◆ **Data to use**:

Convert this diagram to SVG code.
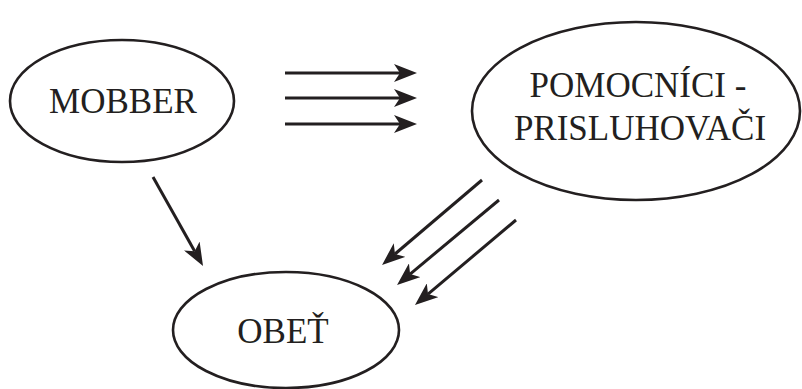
<svg xmlns="http://www.w3.org/2000/svg" width="802" height="389" viewBox="0 0 802 389">
<style>
.node ellipse{fill:#fff;stroke:#231f20;stroke-width:2.6}
.node text{font-family:"Liberation Serif","Times New Roman",serif;font-size:35px;fill:#231f20;text-anchor:middle}
.conn line{stroke:#231f20;stroke-width:3;marker-end:url(#ah)}
</style>
<defs>
<marker id="ah" viewBox="0 0 24 18" markerWidth="24" markerHeight="18" refX="6" refY="9" orient="auto" markerUnits="userSpaceOnUse">
<path d="M0,0 L23,9 L0,18 L6,9 Z" fill="#231f20"/>
</marker>
</defs>
<rect width="802" height="389" fill="#fff"/>
<g id="mobber" class="node">
<ellipse cx="122" cy="101" rx="112" ry="61"/>
<text x="123" y="113">MOBBER</text>
</g>
<g id="pomocnici" class="node">
<ellipse cx="636" cy="111" rx="164" ry="89"/>
<text x="638" y="97">POMOCNÍCI -</text>
<text x="640" y="140">PRISLUHOVAČI</text>
</g>
<g id="obet" class="node">
<ellipse cx="286" cy="330" rx="113" ry="58"/>
<text x="283" y="343">OBEŤ</text>
</g>
<g id="connectors" class="conn">
<line x1="285" y1="73" x2="400" y2="73"/>
<line x1="285" y1="98" x2="400" y2="98"/>
<line x1="285" y1="124" x2="400" y2="124"/>
<line x1="153" y1="177" x2="194.7" y2="251.2"/>
<line x1="482" y1="180" x2="395" y2="254"/>
<line x1="499" y1="200" x2="410.1" y2="274.1"/>
<line x1="516" y1="220" x2="428" y2="294.1"/>
</g>
</svg>
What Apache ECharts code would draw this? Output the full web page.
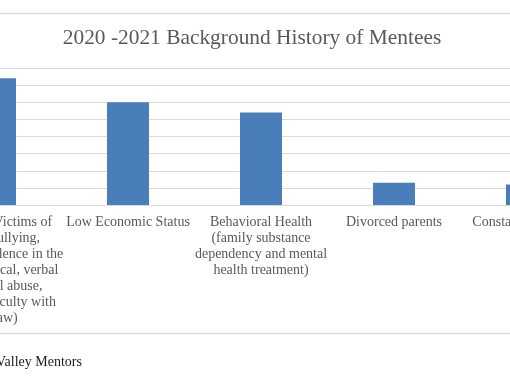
<!DOCTYPE html>
<html>
<head>
<meta charset="utf-8">
<script src="https://cdn.jsdelivr.net/npm/echarts@6/dist/echarts.min.js"></script>
<style>
html,body{margin:0;padding:0;background:#fff;overflow:hidden;width:510px;height:382px;}
#c{position:absolute;left:-100px;top:0;width:800px;height:382px;}
</style>
</head>
<body>
<div id="c"></div>
<script>
var titleText = "2020 -2021 Background History of Mentees";
var categories = [
  "Mentees (Victims of\nschool bullying,\ndomestic violence in the\nhome, physical, verbal\nemotional abuse,\nhaving difficulty with\nthe law)",
  "Low Economic Status",
  "Behavioral Health\n(family substance\ndependency and mental\nhealth treatment)",
  "Divorced parents",
  "Constant relocation"
];
var values = [74, 60, 54, 13, 12];
var footerText = "Valley Mentors";

var chart = echarts.init(document.getElementById('c'), null, {renderer: 'canvas'});
var serif = '"Liberation Serif", "Times New Roman", serif';
chart.setOption({
  animation: false,
  backgroundColor: '#ffffff',
  grid: {left: 28.5, right: 106.5, top: 68, bottom: 177, containLabel: false},
  xAxis: {
    type: 'category',
    data: categories,
    axisLine: {show: true, lineStyle: {color: '#d9d9d9', width: 1}},
    axisTick: {show: false},
    axisLabel: {
      interval: 0,
      margin: 9,
      color: '#595959',
      fontFamily: serif,
      fontSize: 14,
      lineHeight: 16,
      align: 'center'
    }
  },
  yAxis: {
    type: 'value',
    min: 0, max: 80, interval: 10,
    axisLabel: {show: false},
    axisLine: {show: false},
    axisTick: {show: false},
    splitLine: {lineStyle: {color: '#d9d9d9', width: 1}}
  },
  series: [{
    type: 'bar',
    data: values,
    barWidth: 42,
    itemStyle: {color: '#4A7EBB'}
  }],
  graphic: [
    {type: 'line', shape: {x1: 100, y1: 13.5, x2: 610, y2: 13.5}, style: {stroke: '#dcdcdc', lineWidth: 1.5}},
    {type: 'line', shape: {x1: 100, y1: 333.5, x2: 610, y2: 333.5}, style: {stroke: '#dcdcdc', lineWidth: 1.5}},
    {type: 'text', x: 352, y: 38, style: {text: titleText, fill: '#595959', font: '21.4px ' + serif, textAlign: 'center', textVerticalAlign: 'middle'}},
    {type: 'text', x: 96, y: 362, style: {text: footerText, fill: '#1a1a1a', font: '14px ' + serif, textAlign: 'left', textVerticalAlign: 'middle'}}
  ]
});
</script>
</body>
</html>
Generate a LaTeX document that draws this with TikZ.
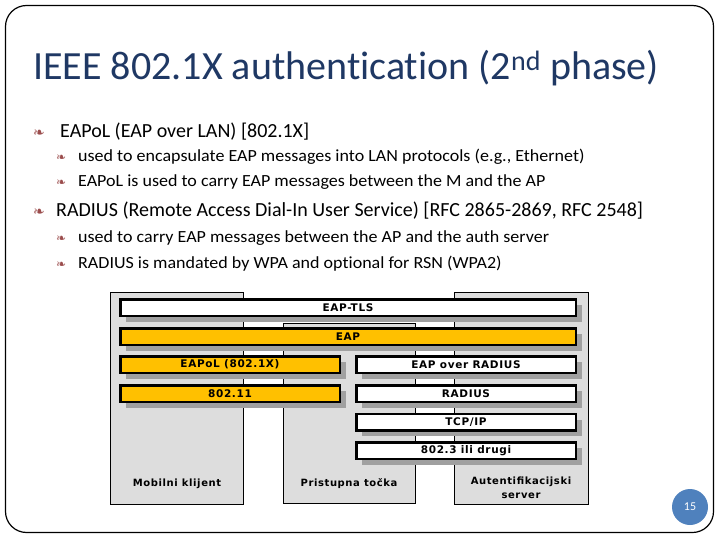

◆ **Exercise goal**: The records above need to be restated word for word, with the pictures left out.

◆ **Solution to the problem**:
Convert this diagram to SVG code.
<svg xmlns="http://www.w3.org/2000/svg" width="802" height="389" viewBox="0 0 802 389">
<style>
.node ellipse{fill:#fff;stroke:#231f20;stroke-width:2.6}
.node text{font-family:"Liberation Serif","Times New Roman",serif;font-size:35px;fill:#231f20;text-anchor:middle}
.conn line{stroke:#231f20;stroke-width:3;marker-end:url(#ah)}
</style>
<defs>
<marker id="ah" viewBox="0 0 24 18" markerWidth="24" markerHeight="18" refX="6" refY="9" orient="auto" markerUnits="userSpaceOnUse">
<path d="M0,0 L23,9 L0,18 L6,9 Z" fill="#231f20"/>
</marker>
</defs>
<rect width="802" height="389" fill="#fff"/>
<g id="mobber" class="node">
<ellipse cx="122" cy="101" rx="112" ry="61"/>
<text x="123" y="113">MOBBER</text>
</g>
<g id="pomocnici" class="node">
<ellipse cx="636" cy="111" rx="164" ry="89"/>
<text x="638" y="97">POMOCNÍCI -</text>
<text x="640" y="140">PRISLUHOVAČI</text>
</g>
<g id="obet" class="node">
<ellipse cx="286" cy="330" rx="113" ry="58"/>
<text x="283" y="343">OBEŤ</text>
</g>
<g id="connectors" class="conn">
<line x1="285" y1="73" x2="400" y2="73"/>
<line x1="285" y1="98" x2="400" y2="98"/>
<line x1="285" y1="124" x2="400" y2="124"/>
<line x1="153" y1="177" x2="194.7" y2="251.2"/>
<line x1="482" y1="180" x2="395" y2="254"/>
<line x1="499" y1="200" x2="410.1" y2="274.1"/>
<line x1="516" y1="220" x2="428" y2="294.1"/>
</g>
</svg>
What Apache ECharts code would draw this? Output the full web page.
<!DOCTYPE html>
<html>
<head>
<meta charset="utf-8">
<script src="https://cdn.jsdelivr.net/npm/echarts@6/dist/echarts.min.js"></script>
<style>
html,body{margin:0;padding:0;background:#fff;overflow:hidden;width:510px;height:382px;}
#c{position:absolute;left:-100px;top:0;width:800px;height:382px;}
</style>
</head>
<body>
<div id="c"></div>
<script>
var titleText = "2020 -2021 Background History of Mentees";
var categories = [
  "Mentees (Victims of\nschool bullying,\ndomestic violence in the\nhome, physical, verbal\nemotional abuse,\nhaving difficulty with\nthe law)",
  "Low Economic Status",
  "Behavioral Health\n(family substance\ndependency and mental\nhealth treatment)",
  "Divorced parents",
  "Constant relocation"
];
var values = [74, 60, 54, 13, 12];
var footerText = "Valley Mentors";

var chart = echarts.init(document.getElementById('c'), null, {renderer: 'canvas'});
var serif = '"Liberation Serif", "Times New Roman", serif';
chart.setOption({
  animation: false,
  backgroundColor: '#ffffff',
  grid: {left: 28.5, right: 106.5, top: 68, bottom: 177, containLabel: false},
  xAxis: {
    type: 'category',
    data: categories,
    axisLine: {show: true, lineStyle: {color: '#d9d9d9', width: 1}},
    axisTick: {show: false},
    axisLabel: {
      interval: 0,
      margin: 9,
      color: '#595959',
      fontFamily: serif,
      fontSize: 14,
      lineHeight: 16,
      align: 'center'
    }
  },
  yAxis: {
    type: 'value',
    min: 0, max: 80, interval: 10,
    axisLabel: {show: false},
    axisLine: {show: false},
    axisTick: {show: false},
    splitLine: {lineStyle: {color: '#d9d9d9', width: 1}}
  },
  series: [{
    type: 'bar',
    data: values,
    barWidth: 42,
    itemStyle: {color: '#4A7EBB'}
  }],
  graphic: [
    {type: 'line', shape: {x1: 100, y1: 13.5, x2: 610, y2: 13.5}, style: {stroke: '#dcdcdc', lineWidth: 1.5}},
    {type: 'line', shape: {x1: 100, y1: 333.5, x2: 610, y2: 333.5}, style: {stroke: '#dcdcdc', lineWidth: 1.5}},
    {type: 'text', x: 352, y: 38, style: {text: titleText, fill: '#595959', font: '21.4px ' + serif, textAlign: 'center', textVerticalAlign: 'middle'}},
    {type: 'text', x: 96, y: 362, style: {text: footerText, fill: '#1a1a1a', font: '14px ' + serif, textAlign: 'left', textVerticalAlign: 'middle'}}
  ]
});
</script>
</body>
</html>
Generate a LaTeX document that draws this with TikZ.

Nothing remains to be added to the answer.